* _Task statement_
Extract word for word the lines of the listing from its start to the line holding "color=transparent!100, right color=transparent!93]", both ends kept; pictures are not part of the copy.

* _Dataset excerpt_
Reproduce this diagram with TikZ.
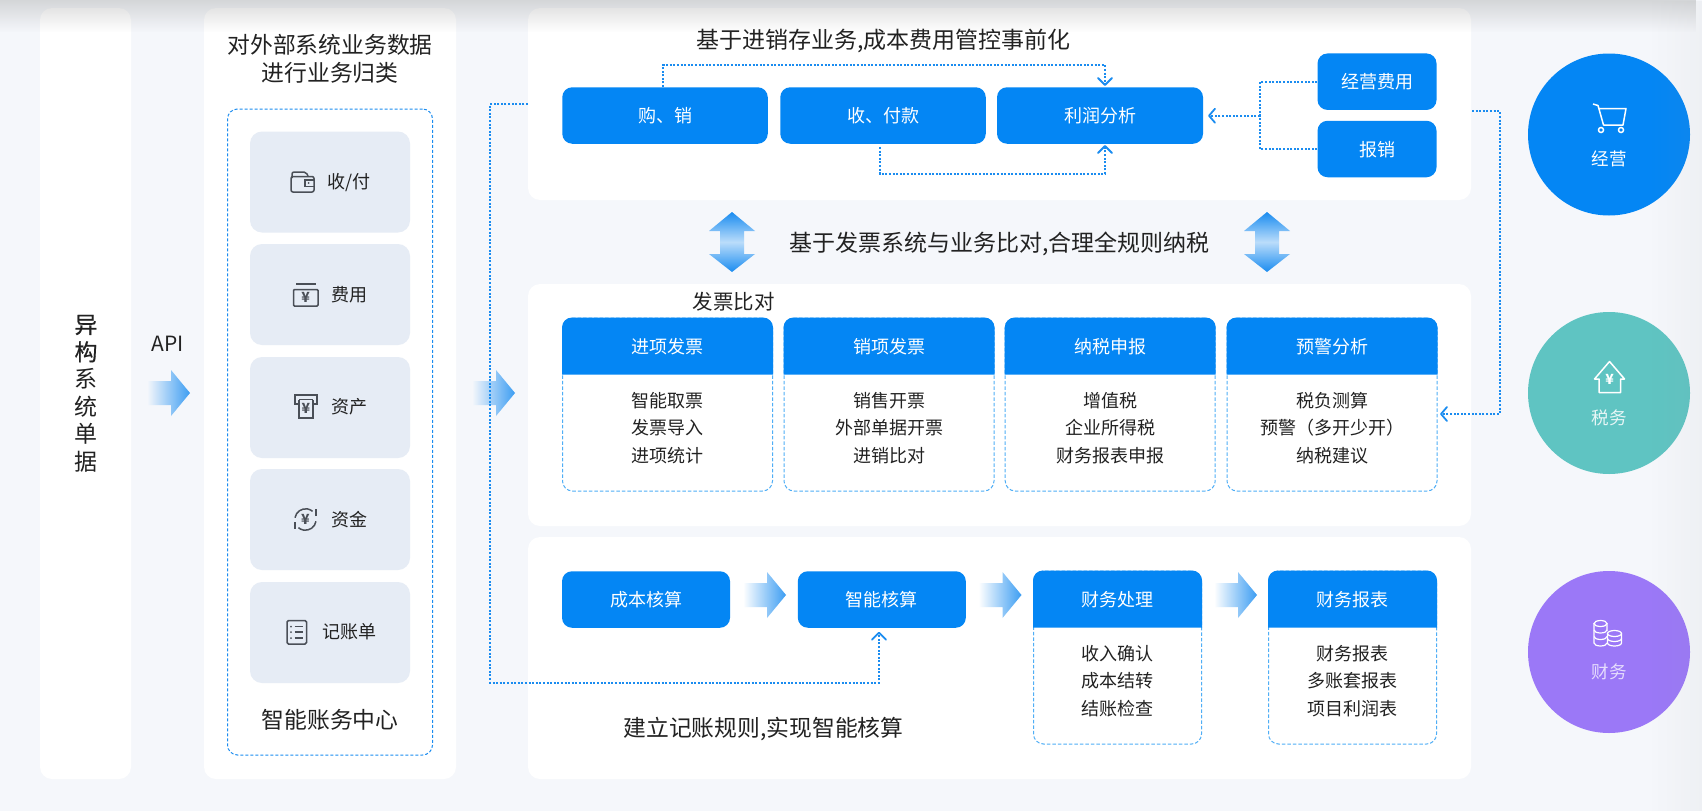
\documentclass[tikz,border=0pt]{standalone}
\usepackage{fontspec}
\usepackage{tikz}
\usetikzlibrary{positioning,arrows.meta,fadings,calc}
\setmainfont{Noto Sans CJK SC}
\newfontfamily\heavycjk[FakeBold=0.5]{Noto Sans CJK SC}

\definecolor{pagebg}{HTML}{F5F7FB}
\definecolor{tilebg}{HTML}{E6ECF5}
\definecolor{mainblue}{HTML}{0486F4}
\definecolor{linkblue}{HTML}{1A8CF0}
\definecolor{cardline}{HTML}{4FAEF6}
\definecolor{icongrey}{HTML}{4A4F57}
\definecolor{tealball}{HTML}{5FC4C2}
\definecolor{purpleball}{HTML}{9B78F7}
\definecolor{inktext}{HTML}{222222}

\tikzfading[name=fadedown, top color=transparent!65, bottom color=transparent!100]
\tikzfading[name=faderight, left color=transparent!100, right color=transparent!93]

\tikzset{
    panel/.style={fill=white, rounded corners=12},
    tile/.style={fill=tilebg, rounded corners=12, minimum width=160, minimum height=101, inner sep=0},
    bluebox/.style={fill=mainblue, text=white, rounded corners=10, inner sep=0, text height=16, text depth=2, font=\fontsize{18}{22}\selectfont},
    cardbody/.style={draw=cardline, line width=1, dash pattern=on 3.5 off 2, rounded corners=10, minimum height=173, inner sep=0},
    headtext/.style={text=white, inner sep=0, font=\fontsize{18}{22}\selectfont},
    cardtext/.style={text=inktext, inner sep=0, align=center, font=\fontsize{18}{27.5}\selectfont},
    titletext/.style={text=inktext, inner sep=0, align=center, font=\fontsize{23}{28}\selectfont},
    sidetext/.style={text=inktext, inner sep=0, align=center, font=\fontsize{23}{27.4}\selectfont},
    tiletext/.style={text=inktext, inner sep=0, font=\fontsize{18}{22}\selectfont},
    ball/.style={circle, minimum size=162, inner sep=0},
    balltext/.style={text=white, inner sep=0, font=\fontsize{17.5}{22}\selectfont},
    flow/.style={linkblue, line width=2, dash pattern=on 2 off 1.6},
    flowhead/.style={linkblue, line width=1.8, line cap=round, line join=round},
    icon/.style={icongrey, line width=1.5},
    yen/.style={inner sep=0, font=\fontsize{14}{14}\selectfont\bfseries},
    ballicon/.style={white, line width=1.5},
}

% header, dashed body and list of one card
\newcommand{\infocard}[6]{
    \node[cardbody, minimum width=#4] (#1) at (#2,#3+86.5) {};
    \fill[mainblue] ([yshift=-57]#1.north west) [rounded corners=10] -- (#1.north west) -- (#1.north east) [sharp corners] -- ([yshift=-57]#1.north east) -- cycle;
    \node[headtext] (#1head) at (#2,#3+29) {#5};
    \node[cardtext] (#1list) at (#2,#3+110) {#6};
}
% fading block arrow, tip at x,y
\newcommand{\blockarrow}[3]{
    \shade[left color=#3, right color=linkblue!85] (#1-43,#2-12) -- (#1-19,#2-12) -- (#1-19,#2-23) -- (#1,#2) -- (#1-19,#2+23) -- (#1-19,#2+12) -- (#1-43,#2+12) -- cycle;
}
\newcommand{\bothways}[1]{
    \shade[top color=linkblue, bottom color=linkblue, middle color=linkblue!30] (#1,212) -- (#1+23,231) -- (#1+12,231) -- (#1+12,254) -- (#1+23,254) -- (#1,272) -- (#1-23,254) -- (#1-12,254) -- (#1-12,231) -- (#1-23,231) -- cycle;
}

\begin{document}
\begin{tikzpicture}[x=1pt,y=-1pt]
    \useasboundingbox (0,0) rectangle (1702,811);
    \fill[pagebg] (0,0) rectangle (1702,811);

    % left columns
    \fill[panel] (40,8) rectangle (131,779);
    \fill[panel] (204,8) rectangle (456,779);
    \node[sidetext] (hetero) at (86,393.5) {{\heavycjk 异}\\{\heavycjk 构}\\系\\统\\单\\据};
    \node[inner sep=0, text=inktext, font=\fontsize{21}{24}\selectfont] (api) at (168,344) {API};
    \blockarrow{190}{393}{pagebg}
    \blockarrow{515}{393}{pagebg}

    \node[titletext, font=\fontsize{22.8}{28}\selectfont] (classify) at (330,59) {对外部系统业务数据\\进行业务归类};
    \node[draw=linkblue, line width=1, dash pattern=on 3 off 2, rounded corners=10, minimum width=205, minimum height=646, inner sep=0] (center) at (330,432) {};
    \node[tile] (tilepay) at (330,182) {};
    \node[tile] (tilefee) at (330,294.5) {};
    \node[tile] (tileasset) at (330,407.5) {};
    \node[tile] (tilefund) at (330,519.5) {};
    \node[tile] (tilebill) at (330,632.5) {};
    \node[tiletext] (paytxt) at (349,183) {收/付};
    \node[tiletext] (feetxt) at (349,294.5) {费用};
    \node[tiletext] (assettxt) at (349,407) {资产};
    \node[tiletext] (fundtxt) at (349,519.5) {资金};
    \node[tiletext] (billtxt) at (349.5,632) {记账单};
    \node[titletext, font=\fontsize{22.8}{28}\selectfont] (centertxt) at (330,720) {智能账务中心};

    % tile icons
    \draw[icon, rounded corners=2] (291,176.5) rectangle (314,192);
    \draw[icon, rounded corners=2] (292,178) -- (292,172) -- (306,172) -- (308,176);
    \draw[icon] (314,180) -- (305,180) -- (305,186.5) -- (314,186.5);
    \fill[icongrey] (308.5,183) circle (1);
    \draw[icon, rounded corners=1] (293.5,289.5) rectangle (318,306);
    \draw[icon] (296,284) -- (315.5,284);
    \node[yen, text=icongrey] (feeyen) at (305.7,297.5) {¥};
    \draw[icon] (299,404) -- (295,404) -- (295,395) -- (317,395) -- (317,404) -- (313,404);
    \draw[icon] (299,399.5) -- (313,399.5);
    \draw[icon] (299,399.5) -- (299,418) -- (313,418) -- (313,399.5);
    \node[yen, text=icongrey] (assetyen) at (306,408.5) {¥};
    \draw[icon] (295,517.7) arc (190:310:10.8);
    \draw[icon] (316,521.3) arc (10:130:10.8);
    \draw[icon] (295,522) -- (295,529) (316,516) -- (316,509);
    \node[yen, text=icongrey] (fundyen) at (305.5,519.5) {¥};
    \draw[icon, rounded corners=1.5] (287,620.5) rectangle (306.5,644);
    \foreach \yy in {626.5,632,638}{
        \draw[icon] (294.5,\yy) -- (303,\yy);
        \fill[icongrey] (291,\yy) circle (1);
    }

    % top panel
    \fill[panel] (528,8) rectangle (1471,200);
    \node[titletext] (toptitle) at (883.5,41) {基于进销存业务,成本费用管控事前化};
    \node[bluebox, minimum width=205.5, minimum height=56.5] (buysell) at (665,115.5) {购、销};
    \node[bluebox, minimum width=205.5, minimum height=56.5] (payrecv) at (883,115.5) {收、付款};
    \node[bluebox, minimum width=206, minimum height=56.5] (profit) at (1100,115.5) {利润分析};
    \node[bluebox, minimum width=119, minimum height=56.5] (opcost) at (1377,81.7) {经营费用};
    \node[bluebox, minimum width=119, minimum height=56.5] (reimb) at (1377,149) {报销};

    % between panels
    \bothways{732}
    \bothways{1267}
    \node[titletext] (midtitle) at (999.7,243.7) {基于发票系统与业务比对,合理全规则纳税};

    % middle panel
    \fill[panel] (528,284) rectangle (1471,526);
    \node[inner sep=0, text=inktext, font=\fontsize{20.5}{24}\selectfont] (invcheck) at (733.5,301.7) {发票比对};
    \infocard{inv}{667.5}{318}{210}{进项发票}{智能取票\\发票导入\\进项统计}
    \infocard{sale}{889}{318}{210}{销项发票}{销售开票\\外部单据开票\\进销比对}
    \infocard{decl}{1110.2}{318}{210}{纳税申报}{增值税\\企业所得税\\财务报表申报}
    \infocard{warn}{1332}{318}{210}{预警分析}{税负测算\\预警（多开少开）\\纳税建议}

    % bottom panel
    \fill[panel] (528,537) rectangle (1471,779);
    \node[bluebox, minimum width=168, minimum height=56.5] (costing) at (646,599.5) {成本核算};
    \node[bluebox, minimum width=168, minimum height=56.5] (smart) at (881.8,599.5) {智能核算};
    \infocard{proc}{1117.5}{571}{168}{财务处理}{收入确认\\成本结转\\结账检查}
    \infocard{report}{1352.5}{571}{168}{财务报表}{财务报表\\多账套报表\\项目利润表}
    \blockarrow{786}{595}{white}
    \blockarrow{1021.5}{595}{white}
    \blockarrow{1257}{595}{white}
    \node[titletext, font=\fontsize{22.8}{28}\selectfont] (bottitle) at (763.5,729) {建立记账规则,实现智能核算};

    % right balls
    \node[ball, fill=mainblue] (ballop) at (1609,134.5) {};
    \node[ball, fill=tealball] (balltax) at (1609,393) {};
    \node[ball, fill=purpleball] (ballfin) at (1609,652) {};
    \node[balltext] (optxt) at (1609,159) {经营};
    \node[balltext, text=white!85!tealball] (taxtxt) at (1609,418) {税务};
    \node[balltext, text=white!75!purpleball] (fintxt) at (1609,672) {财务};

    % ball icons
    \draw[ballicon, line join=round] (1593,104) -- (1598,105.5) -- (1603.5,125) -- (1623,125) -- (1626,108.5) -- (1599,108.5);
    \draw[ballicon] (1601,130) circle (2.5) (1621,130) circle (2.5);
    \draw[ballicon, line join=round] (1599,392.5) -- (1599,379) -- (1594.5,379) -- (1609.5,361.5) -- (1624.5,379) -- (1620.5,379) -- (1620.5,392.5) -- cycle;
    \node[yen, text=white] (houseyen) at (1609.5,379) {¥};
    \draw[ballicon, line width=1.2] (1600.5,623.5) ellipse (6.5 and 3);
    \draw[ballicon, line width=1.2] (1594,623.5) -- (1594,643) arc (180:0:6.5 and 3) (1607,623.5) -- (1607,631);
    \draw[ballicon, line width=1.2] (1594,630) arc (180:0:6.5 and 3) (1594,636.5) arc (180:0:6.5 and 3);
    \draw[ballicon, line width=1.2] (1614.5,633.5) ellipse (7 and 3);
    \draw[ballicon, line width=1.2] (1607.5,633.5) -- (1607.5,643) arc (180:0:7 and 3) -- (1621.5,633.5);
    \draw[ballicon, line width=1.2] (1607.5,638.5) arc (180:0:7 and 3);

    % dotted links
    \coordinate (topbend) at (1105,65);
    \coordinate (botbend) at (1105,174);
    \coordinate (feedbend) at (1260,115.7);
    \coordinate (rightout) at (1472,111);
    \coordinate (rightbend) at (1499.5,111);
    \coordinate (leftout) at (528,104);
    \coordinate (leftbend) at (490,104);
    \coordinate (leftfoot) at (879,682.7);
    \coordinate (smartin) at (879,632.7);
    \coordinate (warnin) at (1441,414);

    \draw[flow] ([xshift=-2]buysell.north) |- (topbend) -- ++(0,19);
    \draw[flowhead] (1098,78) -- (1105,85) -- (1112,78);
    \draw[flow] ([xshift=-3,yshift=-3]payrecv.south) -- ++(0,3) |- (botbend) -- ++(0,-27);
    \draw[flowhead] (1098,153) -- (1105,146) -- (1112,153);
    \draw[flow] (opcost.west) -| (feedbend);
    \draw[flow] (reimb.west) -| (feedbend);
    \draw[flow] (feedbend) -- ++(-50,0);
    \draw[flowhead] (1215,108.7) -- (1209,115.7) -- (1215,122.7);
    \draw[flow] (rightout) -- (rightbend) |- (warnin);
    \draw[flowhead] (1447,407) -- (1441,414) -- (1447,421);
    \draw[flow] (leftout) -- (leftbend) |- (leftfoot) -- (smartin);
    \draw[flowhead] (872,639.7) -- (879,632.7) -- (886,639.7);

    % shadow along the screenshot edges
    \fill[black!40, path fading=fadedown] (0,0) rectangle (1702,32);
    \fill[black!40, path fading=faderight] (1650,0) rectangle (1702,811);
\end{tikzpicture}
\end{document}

* _Output of the task_
Reproduce this diagram with TikZ.
\documentclass[tikz,border=0pt]{standalone}
\usepackage{fontspec}
\usepackage{tikz}
\usetikzlibrary{positioning,arrows.meta,fadings,calc}
\setmainfont{Noto Sans CJK SC}
\newfontfamily\heavycjk[FakeBold=0.5]{Noto Sans CJK SC}

\definecolor{pagebg}{HTML}{F5F7FB}
\definecolor{tilebg}{HTML}{E6ECF5}
\definecolor{mainblue}{HTML}{0486F4}
\definecolor{linkblue}{HTML}{1A8CF0}
\definecolor{cardline}{HTML}{4FAEF6}
\definecolor{icongrey}{HTML}{4A4F57}
\definecolor{tealball}{HTML}{5FC4C2}
\definecolor{purpleball}{HTML}{9B78F7}
\definecolor{inktext}{HTML}{222222}

\tikzfading[name=fadedown, top color=transparent!65, bottom color=transparent!100]
\tikzfading[name=faderight, left color=transparent!100, right color=transparent!93]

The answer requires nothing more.